Testing runLengthEncoding(String str)
Go back to TestRunLength.java, and uncomment the lines in the main method associated with runLengthEncoding. You may want to do this before you write the method, as it will help you debug running this with printlns.
runLengthDecoding(String s)
While we can encode the String, we also need to take the encoded String and convert it back to the original String. This is what runLengthDecoding does.
Examples:
runLengthDecoding("4R1S3T"); // should return RRRRSTTT
runLengthDecoding("1a"); // should return a
runLengthDecoding("2a"); // should return aa
runLengthDecoding("10a1B1b"); // should return aaaaaaaaaaBb
Some tips:
- You can assume numbers are followed by letters or special characters (not another number)

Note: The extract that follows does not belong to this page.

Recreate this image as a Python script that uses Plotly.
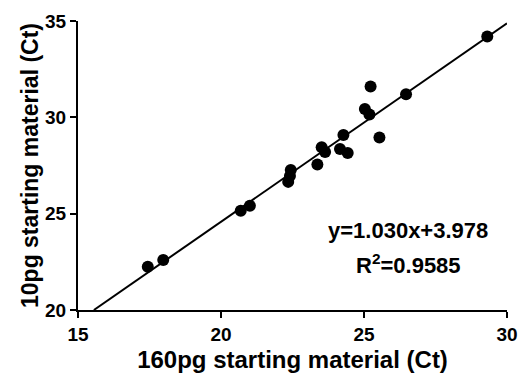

- Calling the expand() method, once you know your exact number (for example 3) and the character (B) - will help generate part of the String BBB.
- Numbers can be any range, and often will go above 10 (consider building a String based on Character.isDigit()), before converting it using Integer.parseInt(String)
See your hiddenNumber method for an example.
It is very important to take this method in steps, and think about the warm-up activity.
writing runLengthDecoding(String s)
For this method, you will want to look at how you can exploit the pattern of digits and letters. (What is your quest!)
You first will need to declare a temp String that will contain the digits found
You want to loop through the entire String, looking at each character individually (hint, write a loop that does this).
If the character is a digit or the String that contains the digits is empty, add it to a temp String that keeps the digits as you see them. Then when you see a non-digit, call the expand method using the character and the digits.
Hint: expand takes a character and an int, so using Integer.parseInt() you will need to convert your String that contains the digits to an int. Also remember to rest your String that contains the digits back to an empty String.
If you repeat this pattern, you should be able to work through an entire encoded String. Take your time, and figure it out in steps. Maybe get it working on 3A (or other single digit and character) and then 10A (or other digit that is longer than a single character). Then focus on getting it working for all strings.
Testing runLengthDecoding
This method is important to test as you write it! Line by line with print statements will help. As such, we recommend going to the main method, and uncommenting the lines involving runLengthDecoding.
You will also notice unitTests method is a good method to see how it all works, but for it to work, you will need to implement the following method.
formattedInfo(String name, int rawLength, int encodedLength, double compression)
In effort to make sure we are DRY in our programming, you will notice there is a method in TestRunLength called formattedInfo. It simply returns a formatted String from using String.format. Need a review of String.format? Go here
You will build a String to return that takes in A String name, int rawLength, int encodedLength, and double compression.
You will want to print out a String that looks like the following
DNA raw length is 980 while encoded DNA length is 673. 31.33% compression.
or like
Image raw length is 1214 while encoded Image length is 299. 75.37% compression.
Note that the percent is only 2 decimal places intentionally, and there is a new line at the end of the String!
You will build this String using String.format.
formattedInfoformattedInfo
This method can be done by returning the value returned from String.format. Some useful printf/String.format rules are:
- %% allows a % sign in the string
- %d for a number/digit
- %s for a String in the String
- %.2f for a floating point, that only goes two decimal places
- %n new line
It is important to know that you can also use a parameter more than once if you need it to repeat (hint: name).
Testing formattedInfo
There aren’t any tests written using it. You may want to write your own! Remember, using String.format, not printf!
When you run the full program, you will see it in action, as it shows the compression rate for an image and DNA.